The greatest of these rarities is Dancing in Your Head, issued originally in 1977, available again for a few seconds in 1988, and finally on the shelves today in a stunning reissue by Verve, complete with new liner notes by Scott Currie and appended with a previously unissued alternate take. Recorded between 1973 and 1975, Dancing in Your Head finds Coleman working with two groups: a pre-Prime Time combo featuring bassist Jamaaladeen Tacuma, drummer Ronald Shannon Jackson, percussionist Bob Burford, and guitarists Bern Nix and Charles Ellerbee; and the late journalist Robert Palmer on clarinet with the Master Musicians of Jajouka. Both explore the possibilities of what Coleman dubbed harmolodics -- "rhythms, harmonies, and tempos are all equal in relationship and independent melodies at the same time," which basically means you get some pile-driving improv that works Big Apple avant-garde into the rhythmic hoodoo of Moroccan boogie, with melodies established, and then carefully, joyously demolished.

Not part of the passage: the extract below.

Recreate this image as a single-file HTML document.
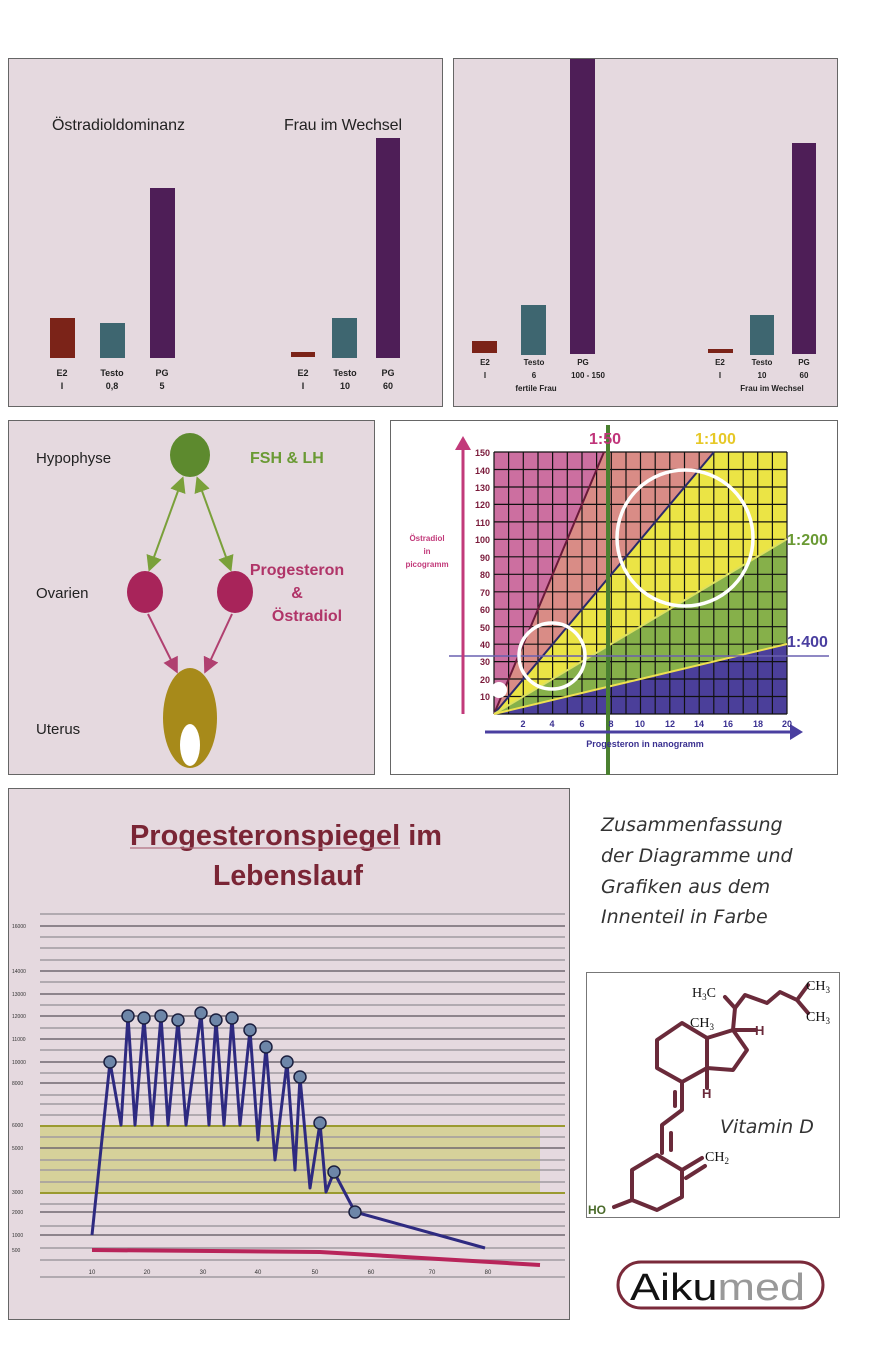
<!DOCTYPE html>
<html><head><meta charset="utf-8"><style>
html,body{margin:0;padding:0;background:#fff}
svg{display:block}
text{font-family:"Liberation Sans",sans-serif}
</style></head><body>
<svg width="870" height="1356" viewBox="0 0 870 1356" xmlns="http://www.w3.org/2000/svg">
<rect width="870" height="1356" fill="#fff"/>
<!-- Panel 1 -->
<rect x="8.5" y="58.5" width="434" height="348" fill="#e5d9df" stroke="#666"/>
<text x="52" y="130" font-size="16" fill="#222" textLength="133">Östradioldominanz</text>
<text x="284" y="130" font-size="16" fill="#222" textLength="118">Frau im Wechsel</text>
<rect x="50" y="318" width="25" height="40" fill="#7b2318"/>
<rect x="100" y="323" width="25" height="35" fill="#3e6670"/>
<rect x="150" y="188" width="25" height="170" fill="#4e1e57"/>
<rect x="291" y="352" width="24" height="5" fill="#7b2318"/>
<rect x="332" y="318" width="25" height="40" fill="#3e6670"/>
<rect x="376" y="138" width="24" height="220" fill="#4e1e57"/>
<g font-size="9" font-weight="bold" fill="#222" text-anchor="middle">
<text x="62" y="376">E2</text><text x="62" y="389">I</text>
<text x="112" y="376">Testo</text><text x="112" y="389">0,8</text>
<text x="162" y="376">PG</text><text x="162" y="389">5</text>
<text x="303" y="376">E2</text><text x="303" y="389">I</text>
<text x="345" y="376">Testo</text><text x="345" y="389">10</text>
<text x="388" y="376">PG</text><text x="388" y="389">60</text>
</g>
<!-- Panel 2 -->
<rect x="453.5" y="58.5" width="384" height="348" fill="#e5d9df" stroke="#666"/>
<rect x="472" y="341" width="25" height="12" fill="#7b2318"/>
<rect x="521" y="305" width="25" height="50" fill="#3e6670"/>
<rect x="570" y="59" width="25" height="295" fill="#4e1e57"/>
<rect x="708" y="349" width="25" height="4" fill="#7b2318"/>
<rect x="750" y="315" width="24" height="40" fill="#3e6670"/>
<rect x="792" y="143" width="24" height="211" fill="#4e1e57"/>
<g font-size="8" font-weight="bold" fill="#222" text-anchor="middle">
<text x="485" y="365">E2</text><text x="485" y="378">I</text>
<text x="534" y="365">Testo</text><text x="534" y="378">6</text>
<text x="583" y="365">PG</text><text x="588" y="378">100 - 150</text>
<text x="536" y="391">fertile Frau</text>
<text x="720" y="365">E2</text><text x="720" y="378">I</text>
<text x="762" y="365">Testo</text><text x="762" y="378">10</text>
<text x="804" y="365">PG</text><text x="804" y="378">60</text>
<text x="772" y="391">Frau im Wechsel</text>
</g>
<!-- Panel 3 -->
<rect x="8.5" y="420.5" width="366" height="354" fill="#e5d9df" stroke="#666"/>
<text x="36" y="463" font-size="15" fill="#222">Hypophyse</text>
<text x="36" y="598" font-size="15" fill="#222">Ovarien</text>
<text x="36" y="734" font-size="15" fill="#222">Uterus</text>
<text x="250" y="463" font-size="16" font-weight="bold" fill="#6a9a34">FSH &amp; LH</text>
<g font-size="16" font-weight="bold" fill="#b03468" text-anchor="middle">
<text x="297" y="575">Progesteron</text><text x="297" y="598">&amp;</text><text x="307" y="621">Östradiol</text></g>
<defs>
<marker id="ag" markerWidth="8" markerHeight="8" refX="6" refY="4" orient="auto"><path d="M0,0 L8,4 L0,8 z" fill="#7aa03a"/></marker>
<marker id="agr" markerWidth="8" markerHeight="8" refX="2" refY="4" orient="auto"><path d="M8,0 L0,4 L8,8 z" fill="#7aa03a"/></marker>
<marker id="ap" markerWidth="8" markerHeight="8" refX="6" refY="4" orient="auto"><path d="M0,0 L8,4 L0,8 z" fill="#b04070"/></marker>
</defs>
<g stroke="#7aa03a" stroke-width="2"><line x1="182" y1="480" x2="150" y2="568" marker-start="url(#agr)" marker-end="url(#ag)"/>
<line x1="198" y1="480" x2="230" y2="568" marker-start="url(#agr)" marker-end="url(#ag)"/></g>
<g stroke="#b04070" stroke-width="2"><line x1="148" y1="614" x2="176" y2="670" marker-end="url(#ap)"/><line x1="232" y1="614" x2="206" y2="670" marker-end="url(#ap)"/></g>
<ellipse cx="190" cy="455" rx="20" ry="22" fill="#5d8a2e"/>
<ellipse cx="145" cy="592" rx="18" ry="21" fill="#a8245a"/>
<ellipse cx="235" cy="592" rx="18" ry="21" fill="#a8245a"/>
<ellipse cx="190" cy="718" rx="27" ry="50" fill="#a78a1a"/>
<ellipse cx="190" cy="745" rx="10" ry="21" fill="#fff"/>
<!-- Panel 4 -->
<rect x="390.5" y="420.5" width="447" height="354" fill="#fff" stroke="#666"/>
<polygon points="494,714 494,452 604,452" fill="#cc6fa0"/>
<polygon points="494,714 604,452 714,452" fill="#d98c86"/>
<polygon points="494,714 714,452 787,452 787,539" fill="#ebe445"/>
<polygon points="494,714 787,539 787,644" fill="#86b04a"/>
<polygon points="494,714 787,644 787,714" fill="#4b3f9a"/>
<g stroke="#111" stroke-width="1.2">
<path d="M494,452V714M508.6,452V714M523.3,452V714M538,452V714M552.6,452V714M567.3,452V714M582,452V714M596.6,452V714M611.3,452V714M626,452V714M640.5,452V714M655.2,452V714M669.8,452V714M684.5,452V714M699.2,452V714M713.8,452V714M728.5,452V714M743.2,452V714M757.7,452V714M772.4,452V714M787,452V714"/>
<path d="M494,452H787M494,469.5H787M494,487H787M494,504.4H787M494,521.9H787M494,539.3H787M494,556.8H787M494,574.3H787M494,591.8H787M494,609.2H787M494,626.7H787M494,644.2H787M494,661.6H787M494,679H787M494,696.5H787M494,714H787"/>
</g>
<g stroke-width="2"><line x1="494" y1="714" x2="604" y2="452" stroke="#6a1a3a"/><line x1="494" y1="714" x2="714" y2="452" stroke="#2a2a6a"/><line x1="494" y1="714" x2="787" y2="539" stroke="#dde060"/><line x1="494" y1="714" x2="787" y2="644" stroke="#eee050"/></g>
<line x1="608" y1="425" x2="608" y2="775" stroke="#4a8030" stroke-width="4"/>
<line x1="449" y1="656" x2="829" y2="656" stroke="#6a60b0" stroke-width="1.5"/>
<circle cx="685" cy="538" r="68" fill="none" stroke="#fff" stroke-width="3.5"/>
<circle cx="552" cy="656" r="33" fill="none" stroke="#fff" stroke-width="3.5"/>
<circle cx="499" cy="690" r="8" fill="#fff"/>
<line x1="463" y1="714" x2="463" y2="448" stroke="#c23a7a" stroke-width="3"/><path d="M455,450 L463,436 L471,450z" fill="#c23a7a"/>
<line x1="485" y1="732" x2="792" y2="732" stroke="#4a3fa0" stroke-width="3"/><path d="M790,724 L803,732 L790,740z" fill="#4a3fa0"/>
<g font-size="9" font-weight="bold" fill="#7a1a3a" text-anchor="end">
<text x="490" y="456">150</text><text x="490" y="474">140</text><text x="490" y="491">130</text><text x="490" y="508">120</text><text x="490" y="526">110</text><text x="490" y="543">100</text><text x="490" y="561">90</text><text x="490" y="578">80</text><text x="490" y="596">70</text><text x="490" y="613">60</text><text x="490" y="631">50</text><text x="490" y="648">40</text><text x="490" y="665">30</text><text x="490" y="683">20</text><text x="490" y="700">10</text></g>
<g font-size="9" font-weight="bold" fill="#3a3090" text-anchor="middle">
<text x="523" y="727">2</text><text x="552" y="727">4</text><text x="582" y="727">6</text><text x="611" y="727">8</text><text x="640" y="727">10</text><text x="670" y="727">12</text><text x="699" y="727">14</text><text x="728" y="727">16</text><text x="758" y="727">18</text><text x="787" y="727">20</text>
<text x="645" y="747">Progesteron in nanogramm</text></g>
<g font-size="8" font-weight="bold" fill="#c23a7a" text-anchor="middle"><text x="427" y="541">Östradiol</text><text x="427" y="554">in</text><text x="427" y="567">picogramm</text></g>
<g font-size="16" font-weight="bold"><text x="589" y="444" fill="#c0347a">1:50</text><text x="695" y="444" fill="#e6c827">1:100</text><text x="787" y="545" fill="#6a9a34">1:200</text><text x="787" y="647" fill="#4a3fa0">1:400</text></g>
<!-- Panel 5 -->
<rect x="8.5" y="788.5" width="561" height="531" fill="#e5d9df" stroke="#666"/>
<g font-size="29" font-weight="bold" fill="#7a2535">
<text x="130" y="845" textLength="312" lengthAdjust="spacingAndGlyphs">Progesteronspiegel im</text>
<text x="213" y="885" textLength="150" lengthAdjust="spacingAndGlyphs">Lebenslauf</text></g>
<line x1="130" y1="848" x2="400" y2="848" stroke="#b07080" stroke-width="1.2"/>
<rect x="40" y="1126" width="500" height="67" fill="#d4cf8e" opacity="0.85"/>
<g stroke="#a09aa0" stroke-width="1.5">
<path d="M40,914H565M40,937H565M40,948H565M40,960H565M40,982H565M40,1005H565M40,1028H565M40,1050H565M40,1073H565M40,1095H565M40,1104H565M40,1115H565M40,1137H565M40,1160H565M40,1170H565M40,1182H565M40,1204H565M40,1226H565M40,1248H565M40,1260H565M40,1277H565"/></g>
<g stroke="#706870" stroke-width="1.6">
<path d="M40,926H565M40,971H565M40,994H565M40,1016H565M40,1039H565M40,1062H565M40,1083H565M40,1148H565M40,1212H565M40,1235H565"/></g>
<g stroke="#9a9a30" stroke-width="2"><path d="M40,1126H565M40,1193H565"/></g>
<polyline fill="none" stroke="#2e2a80" stroke-width="3" stroke-linejoin="round" points="92,1235 110,1062 121,1125 128,1016 135,1125 144,1018 152,1125 161,1016 168,1125 178,1020 186,1125 201,1013 209,1125 216,1020 224,1125 232,1018 240,1125 250,1030 258,1140 266,1047 275,1160 287,1062 295,1170 300,1077 310,1188 320,1123 326,1192 334,1172 355,1212 485,1248"/>
<polyline fill="none" stroke="#b8245a" stroke-width="4" points="92,1250 320,1252 540,1265"/>
<g fill="#6d86a8" stroke="#1c2040" stroke-width="1.5">
<circle cx="110" cy="1062" r="6"/><circle cx="128" cy="1016" r="6"/><circle cx="144" cy="1018" r="6"/><circle cx="161" cy="1016" r="6"/><circle cx="178" cy="1020" r="6"/><circle cx="201" cy="1013" r="6"/><circle cx="216" cy="1020" r="6"/><circle cx="232" cy="1018" r="6"/><circle cx="250" cy="1030" r="6"/><circle cx="266" cy="1047" r="6"/><circle cx="287" cy="1062" r="6"/><circle cx="300" cy="1077" r="6"/><circle cx="320" cy="1123" r="6"/><circle cx="334" cy="1172" r="6"/><circle cx="355" cy="1212" r="6"/></g>
<g font-size="5" fill="#333"><text x="12" y="928">16000</text><text x="12" y="973">14000</text><text x="12" y="996">13000</text><text x="12" y="1018">12000</text><text x="12" y="1041">11000</text><text x="12" y="1064">10000</text><text x="12" y="1085">8000</text><text x="12" y="1127">6000</text><text x="12" y="1150">5000</text><text x="12" y="1194">3000</text><text x="12" y="1214">2000</text><text x="12" y="1237">1000</text><text x="12" y="1252">500</text></g>
<g font-size="6" fill="#333" text-anchor="middle"><text x="92" y="1274">10</text><text x="147" y="1274">20</text><text x="203" y="1274">30</text><text x="258" y="1274">40</text><text x="315" y="1274">50</text><text x="371" y="1274">60</text><text x="432" y="1274">70</text><text x="488" y="1274">80</text></g>
<!-- Summary text -->
<g font-style="italic" font-size="19" fill="#333" style="font-family:'DejaVu Sans',sans-serif"><text x="601" y="831" style="font-family:'DejaVu Sans',sans-serif">Zusammenfassung</text><text x="601" y="862" style="font-family:'DejaVu Sans',sans-serif">der Diagramme und</text><text x="601" y="893" style="font-family:'DejaVu Sans',sans-serif">Grafiken aus dem</text><text x="601" y="923" style="font-family:'DejaVu Sans',sans-serif">Innenteil in Farbe</text></g>
<!-- Vitamin D -->
<rect x="586.5" y="972.5" width="253" height="245" fill="#fff" stroke="#777"/>
<g fill="none" stroke="#6a2a3a" stroke-width="4" stroke-linejoin="round" stroke-linecap="round">
<polygon points="657,1040 682,1023 707,1038 707,1068 682,1082 657,1068"/>
<polyline points="707,1038 733,1030 747,1050 733,1070 707,1068"/>
<polyline points="733,1030 735,1008 745,995 767,1003 780,992 797,1000 808,985"/>
<line x1="797" y1="1000" x2="808" y2="1013"/>
<line x1="735" y1="1008" x2="725" y2="997"/>
<line x1="733" y1="1030" x2="756" y2="1030"/>
<line x1="707" y1="1068" x2="707" y2="1088"/>
<polyline points="682,1082 682,1110 662,1125 662,1153"/>
<line x1="675" y1="1092" x2="675" y2="1106"/>
<line x1="671" y1="1133" x2="671" y2="1150"/>
<polygon points="657,1155 682,1170 682,1197 657,1210 632,1200 632,1170"/>
<line x1="682" y1="1170" x2="702" y2="1158"/><line x1="686" y1="1178" x2="705" y2="1166"/>
<line x1="632" y1="1200" x2="614" y2="1207"/>
</g>
<g font-size="14" fill="#111" style="font-family:'Liberation Serif',serif">
<text x="692" y="997" style="font-family:'Liberation Serif',serif">H<tspan font-size="9" dy="3">3</tspan><tspan dy="-3">C</tspan></text>
<text x="806" y="990" style="font-family:'Liberation Serif',serif">CH<tspan font-size="9" dy="3">3</tspan></text>
<text x="806" y="1021" style="font-family:'Liberation Serif',serif">CH<tspan font-size="9" dy="3">3</tspan></text>
<text x="690" y="1027" style="font-family:'Liberation Serif',serif">CH<tspan font-size="9" dy="3">3</tspan></text>
<text x="705" y="1161" style="font-family:'Liberation Serif',serif">CH<tspan font-size="9" dy="3">2</tspan></text></g>
<text x="755" y="1035" font-size="13" font-weight="bold" fill="#6a2a3a">H</text>
<text x="702" y="1098" font-size="13" font-weight="bold" fill="#6a2a3a">H</text>
<text x="588" y="1214" font-size="12" font-weight="bold" fill="#4a6a2a">HO</text>
<text x="720" y="1133" font-size="19" font-style="italic" fill="#333" style="font-family:'DejaVu Sans',sans-serif">Vitamin D</text>
<!-- Logo -->
<rect x="618" y="1262" width="205" height="46" rx="23" fill="#fff" stroke="#7a2a3a" stroke-width="3"/>
<text x="630" y="1300" font-size="38" fill="#111" textLength="175" lengthAdjust="spacingAndGlyphs">Aiku<tspan fill="#999">med</tspan></text>
</svg>
</body></html>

The album's centerpiece offers two variations from his 1972 symphony, Skies of America, both finding Coleman conjuring blood, fire, and a peculiar but riveting strain of blues from his alto -- a sound that caresses as it throttles -- while the band stomps and wails in cacophonous unison, wandering in and around the relentless groove, like the JBs on a mushroom bender. "Midnight Sunrise," Coleman's collaboration with the Master Musicians of Jajouka, is a blast of clomping, meditative shriek, primal and raw, yet providing a complex coda for the preceding mayhem.